Hay una coreografía en el montaje. Una hipnótica superposición de planos en la que parece que el telar mecánico y la tejedora fueran una pareja de baile. Como si los viéramos encontrarse en el centro de la pista –la fábrica– sólo para enganchar los brazos un instante, mirarse a los ojos, salir disparados a lados opuestos y volver a buscarse para separarse de nuevo. Como en una polca de las relaciones de producción.

Hay una belleza en el montaje. Si se puede nombrar como belleza el cuadro –retablo medieval trasplantado al norte jujeño o tucumano– de ese niño que expira con el cuerpo tendido en la cama de una vivienda de lata. Se estiliza como un signo de interrogación mientras la madre, con un cirio encendido en velorio anticipado, intenta responder de cierto modo. Otra parte de la misma respuesta es la curandera que entra con una lata vieja tapada por un madero. Saca un sapo y lo frota por la piel estirada del agonizante.

Hay una denuncia del país saqueado, como nos dicen los carteles que se intercalan. Lo reitera la voz en off que lo recalca. Lo repiten por contraste las otras imágenes de golfistas, revistas de moda, hacendados midiendo toros campeones en la exposición rural.

Maniqueo y bello y doloroso. Es el panfleto de La hora de los hornos (1968), la película del argentino Fernando Pino Solanas. Nieta de la vanguardia soviética, prima del documentalismo cubano y de los spots publicitarios que filmaba Solanas para financiarla.

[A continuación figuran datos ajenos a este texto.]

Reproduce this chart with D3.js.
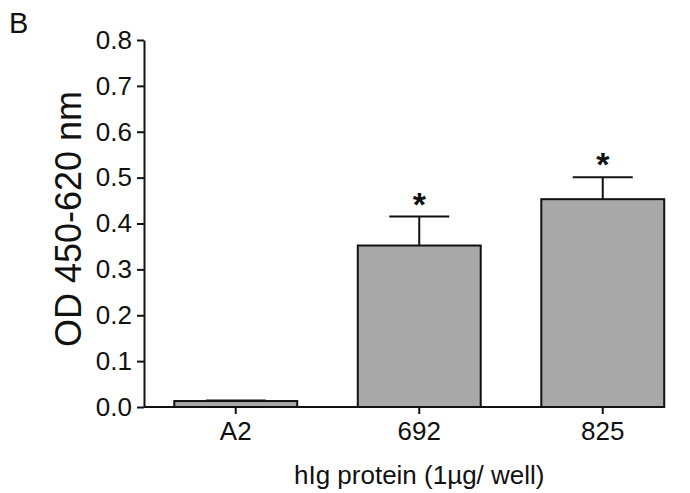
<!DOCTYPE html>
<html lang="en">
<head>
    <meta charset="UTF-8">
    <title>hIg protein OD</title>
    <script src="https://d3js.org/d3.v7.min.js"></script>
    <style>
        body {
            margin: 0;
            padding: 0;
            background-color: #fff;
            font-family: 'Liberation Sans', Arial, sans-serif;
        }

        text {
            fill: #111;
        }

        .axis path,
        .axis line {
            stroke: #111;
            stroke-width: 2;
        }

        .bar {
            fill: #a8a8a8;
            stroke: #111;
            stroke-width: 2;
        }
    </style>
</head>
<body>
    <div id="chart"></div>
    <script>
        const categories = ["A2", "692", "825"];
        const means = [0.013, 0.352, 0.453];
        const errors = [0.001, 0.063, 0.048];
        const marks = ["", "*", "*"];
        const yTicks = [0, 0.1, 0.2, 0.3, 0.4, 0.5, 0.6, 0.7, 0.8];

        const width = 690, height = 493;

        const svg = d3.select("#chart").append("svg")
            .attr("width", width)
            .attr("height", height);

        const xScale = d3.scaleBand()
            .domain(categories)
            .range([144, 694.5])
            .paddingInner(0.33)
            .paddingOuter(0.165);

        const yScale = d3.scaleLinear()
            .domain([0, 0.8])
            .range([407, 40]);

        // bars
        svg.selectAll(".bar")
            .data(means)
            .enter()
            .append("rect")
            .attr("class", "bar")
            .attr("x", (d, i) => xScale(categories[i]))
            .attr("y", d => yScale(d))
            .attr("width", xScale.bandwidth())
            .attr("height", d => yScale(0) - yScale(d));

        // error bars (upper only) + significance stars
        const capW = 60;
        const err = svg.append("g");
        means.forEach((m, i) => {
            const cx = xScale(categories[i]) + xScale.bandwidth() / 2;
            const top = yScale(m + errors[i]);
            err.append("line")
                .attr("x1", cx).attr("x2", cx)
                .attr("y1", yScale(m)).attr("y2", top)
                .attr("stroke", "#111").attr("stroke-width", 2);
            err.append("line")
                .attr("x1", cx - capW / 2).attr("x2", cx + capW / 2)
                .attr("y1", top).attr("y2", top)
                .attr("stroke", "#111").attr("stroke-width", 2);
            if (marks[i]) {
                err.append("text")
                    .attr("x", cx)
                    .attr("y", top - 1)
                    .attr("text-anchor", "middle")
                    .style("font-size", "34px")
                    .style("font-weight", "bold")
                    .text(marks[i]);
            }
        });

        // y axis
        const yAxis = svg.append("g")
            .attr("class", "axis")
            .attr("transform", "translate(144,0)")
            .call(d3.axisLeft(yScale).tickValues(yTicks).tickFormat(d3.format(".1f")).tickSize(7).tickPadding(5).tickSizeOuter(0));
        yAxis.selectAll("text").style("font-size", "26px").style("font-family", "'Liberation Sans', Arial, sans-serif").attr("fill", "#111");

        // x axis
        const last = categories[categories.length - 1];
        const xAxis = svg.append("g")
            .attr("class", "axis")
            .attr("transform", "translate(0,407)")
            .call(d3.axisBottom(xScale).tickSize(7).tickPadding(8).tickSizeOuter(0));
        xAxis.select(".domain").remove();
        xAxis.append("line")
            .attr("x1", 144).attr("x2", xScale(last) + xScale.bandwidth())
            .attr("stroke", "#111").attr("stroke-width", 2);
        xAxis.selectAll("text").style("font-size", "26px").style("font-family", "'Liberation Sans', Arial, sans-serif").attr("fill", "#111");

        // titles
        svg.append("text")
            .attr("x", xScale("692") + xScale.bandwidth() / 2)
            .attr("y", 484)
            .attr("text-anchor", "middle")
            .style("font-size", "26px")
            .text("hIg protein (1µg/ well)");

        svg.append("text")
            .attr("transform", "translate(81,219) rotate(-90)")
            .attr("text-anchor", "middle")
            .style("font-size", "36px")
            .text("OD 450-620 nm");

        svg.append("text")
            .attr("x", 9)
            .attr("y", 33)
            .style("font-size", "29px")
            .text("B");
    </script>
</body>
</html>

Hija, a su modo, de los otros ojos, los del metraje último del ametrallado Ernesto Guevara que aparecen en un larguísimo plano final y mudo de la primera parte.

Ahora que también Solanas propicia, desde el viernes, el balance por los idos, La hora de los hornos, esa película netamente ideológica, asoma como el punto más alto de su legado artístico. Después vinieron Los hijos de fierro (1975) y los melodramas político-musicales de El exilio de Gardel (1985) y Sur (1988), que lo volvieron masivo a la luz de las marquesinas.

La hora de los hornos había tenido una masividad distinta. Construida a través de exhibiciones clandestinas a tono con lo clandestino que había sido el acto de filmarla. En ese sentido podría decirse que hay otra obra de arte, más allá de la que quedó encerrada en las latas conteniendo el celuloide. Una obra performática, cocreada, popular en el más profundo de los sentidos, emparentada con otras derivas similares como las de La batalla de Chile (1975-1979), de Patricio Guzmán, o la posterior Acta general de Chile (1986), de Miguel Littin. Y sin embargo La hora de los hornos destaca por su entronque godardiano. ¿Es Solanas, aquí, quien mejor realiza la utopía del grupo Dziga Vértov, en el que Jean-Luc Godard intentó licuar su individualidad después del sacudón del mayo del 68? Sería, en ese sentido, maoísmo peronista.

Luego vino la carrera electoral. Apoyar al Frente Grande, crear su propio movimiento, Proyecto Sur, volver al peronismo, sus períodos como parlamentario y agitador mediático.

Ahora se fue Solanas con 84 años. Queda su grito.